5.6. De Inspecteur heeft zich naar het oordeel van het Hof voldoende ingespannen om een hoorgesprek te laten plaatsvinden, en belanghebbende heeft van de daartoe geboden gelegenheid klaarblijkelijk geen gebruik willen maken. Dat door de hiervoor vermelde omstandigheden uiteindelijk geen hoorgesprek heeft plaatsgevonden, brengt derhalve niet mee dat belanghebbende niet in de gelegenheid is gesteld om te worden gehoord. Het Hof ziet geen aanleiding de zaak terug te wijzen naar de Inspecteur.
Goede procesorde
5.7. Dat de Inspecteur in strijd met de goede procesorde zou hebben gehandeld door gedurende de gehele procedure andere standpunten dan wel nieuwe onderbouwingen in te brengen, zoals belanghebbende betoogt, faalt reeds omdat het hem vrijstaat dergelijke standpunten en onderbouwingen in te brengen teneinde zijn verweer te kunnen voeren en te kunnen onderbouwen.
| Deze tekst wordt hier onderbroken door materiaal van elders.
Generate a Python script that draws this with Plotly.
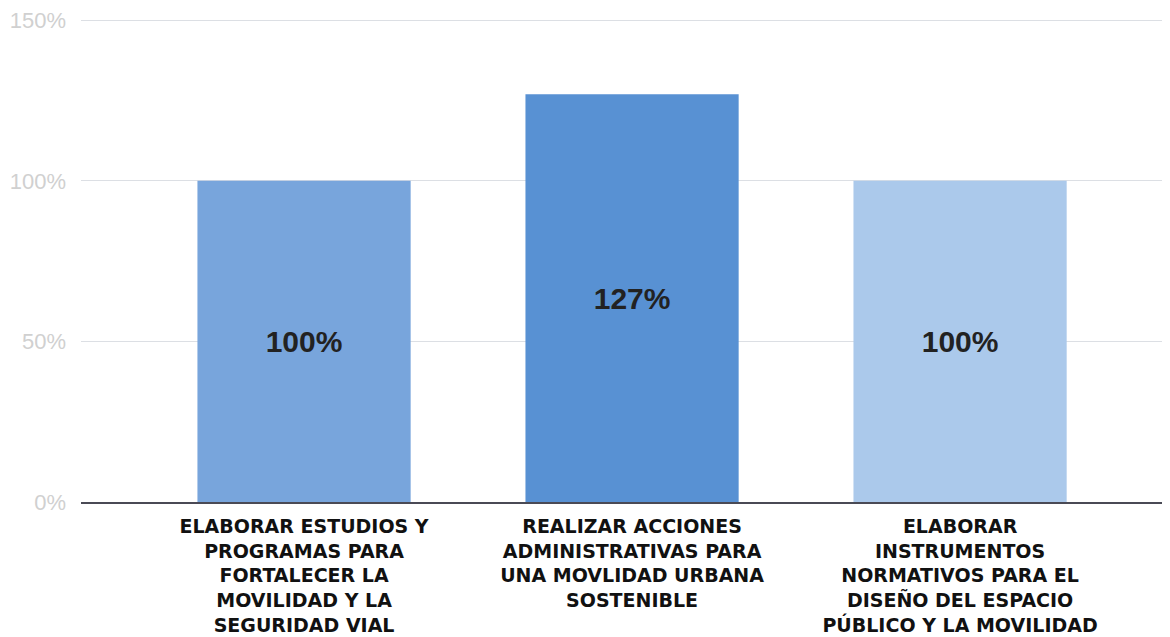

Gesteld noch gebleken is dat belanghebbende hierdoor is benadeeld in haar (proces)belangen.
Slotsom
5.8. Het hoger beroep is ongegrond.
Proceskosten
Het Hof ziet geen aanleiding voor een veroordeling in de proceskosten.
Beslissing
Het Gerechtshof bevestigt de uitspraak van de Rechtbank.
Deze uitspraak is vastgesteld door H.A.J. Kroon, T.A. de Hek en R.A. Bosman, in tegenwoordigheid van de griffier J. Azmi Shenouda. De beslissing is op 4 juni 2024 in het openbaar uitgesproken.